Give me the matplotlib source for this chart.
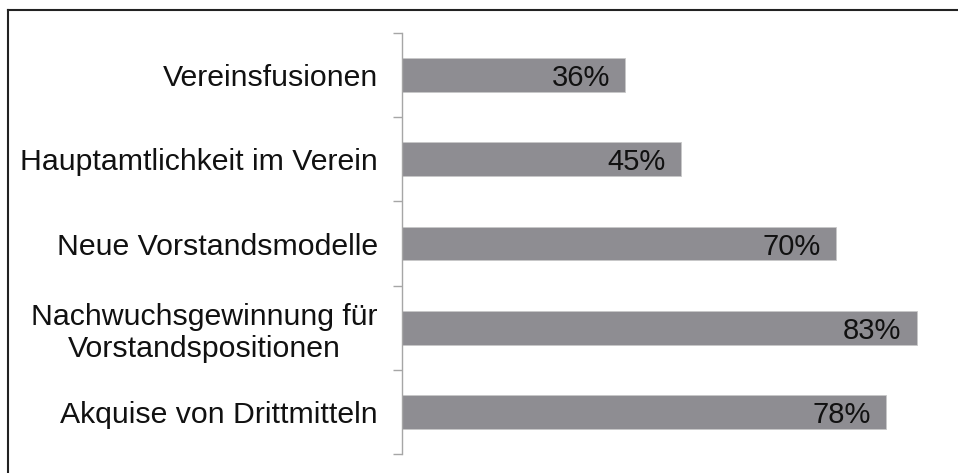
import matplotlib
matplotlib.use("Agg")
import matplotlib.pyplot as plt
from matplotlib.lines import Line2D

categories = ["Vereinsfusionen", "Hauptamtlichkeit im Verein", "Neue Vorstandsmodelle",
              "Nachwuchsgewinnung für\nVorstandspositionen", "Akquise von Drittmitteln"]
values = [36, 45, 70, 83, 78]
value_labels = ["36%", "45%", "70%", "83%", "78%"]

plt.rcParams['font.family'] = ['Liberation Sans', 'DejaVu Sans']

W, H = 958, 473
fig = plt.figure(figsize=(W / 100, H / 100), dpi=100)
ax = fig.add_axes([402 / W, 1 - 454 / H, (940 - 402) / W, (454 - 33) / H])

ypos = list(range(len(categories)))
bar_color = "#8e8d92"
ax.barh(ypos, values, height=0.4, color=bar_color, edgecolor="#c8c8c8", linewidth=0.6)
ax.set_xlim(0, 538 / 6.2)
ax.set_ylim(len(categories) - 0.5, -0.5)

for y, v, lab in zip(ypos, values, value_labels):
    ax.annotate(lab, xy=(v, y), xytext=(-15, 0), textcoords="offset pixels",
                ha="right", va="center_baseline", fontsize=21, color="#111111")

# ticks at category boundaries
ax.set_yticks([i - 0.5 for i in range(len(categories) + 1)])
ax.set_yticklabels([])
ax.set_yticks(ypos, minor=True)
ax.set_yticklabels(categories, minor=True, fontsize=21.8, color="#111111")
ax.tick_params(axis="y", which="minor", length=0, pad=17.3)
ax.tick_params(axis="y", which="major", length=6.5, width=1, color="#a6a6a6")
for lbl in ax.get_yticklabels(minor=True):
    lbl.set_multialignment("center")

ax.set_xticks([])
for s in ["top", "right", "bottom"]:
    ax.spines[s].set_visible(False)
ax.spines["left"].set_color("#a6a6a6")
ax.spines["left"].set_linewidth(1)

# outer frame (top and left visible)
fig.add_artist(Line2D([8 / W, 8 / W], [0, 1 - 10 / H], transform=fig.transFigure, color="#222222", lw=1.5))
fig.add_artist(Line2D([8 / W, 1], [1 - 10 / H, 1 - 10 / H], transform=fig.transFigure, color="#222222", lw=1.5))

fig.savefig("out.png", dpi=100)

** To do **
Reproduce each line exactly as it appears, omitting the pictures.

** Solution **
Give me the matplotlib source for this chart.
import matplotlib
matplotlib.use("Agg")
import matplotlib.pyplot as plt
from matplotlib.lines import Line2D

categories = ["Vereinsfusionen", "Hauptamtlichkeit im Verein", "Neue Vorstandsmodelle",
              "Nachwuchsgewinnung für\nVorstandspositionen", "Akquise von Drittmitteln"]
values = [36, 45, 70, 83, 78]
value_labels = ["36%", "45%", "70%", "83%", "78%"]

plt.rcParams['font.family'] = ['Liberation Sans', 'DejaVu Sans']

W, H = 958, 473
fig = plt.figure(figsize=(W / 100, H / 100), dpi=100)
ax = fig.add_axes([402 / W, 1 - 454 / H, (940 - 402) / W, (454 - 33) / H])

ypos = list(range(len(categories)))
bar_color = "#8e8d92"
ax.barh(ypos, values, height=0.4, color=bar_color, edgecolor="#c8c8c8", linewidth=0.6)
ax.set_xlim(0, 538 / 6.2)
ax.set_ylim(len(categories) - 0.5, -0.5)

for y, v, lab in zip(ypos, values, value_labels):
    ax.annotate(lab, xy=(v, y), xytext=(-15, 0), textcoords="offset pixels",
                ha="right", va="center_baseline", fontsize=21, color="#111111")

# ticks at category boundaries
ax.set_yticks([i - 0.5 for i in range(len(categories) + 1)])
ax.set_yticklabels([])
ax.set_yticks(ypos, minor=True)
ax.set_yticklabels(categories, minor=True, fontsize=21.8, color="#111111")
ax.tick_params(axis="y", which="minor", length=0, pad=17.3)
ax.tick_params(axis="y", which="major", length=6.5, width=1, color="#a6a6a6")
for lbl in ax.get_yticklabels(minor=True):
    lbl.set_multialignment("center")

ax.set_xticks([])
for s in ["top", "right", "bottom"]:
    ax.spines[s].set_visible(False)
ax.spines["left"].set_color("#a6a6a6")
ax.spines["left"].set_linewidth(1)

# outer frame (top and left visible)
fig.add_artist(Line2D([8 / W, 8 / W], [0, 1 - 10 / H], transform=fig.transFigure, color="#222222", lw=1.5))
fig.add_artist(Line2D([8 / W, 1], [1 - 10 / H, 1 - 10 / H], transform=fig.transFigure, color="#222222", lw=1.5))

fig.savefig("out.png", dpi=100)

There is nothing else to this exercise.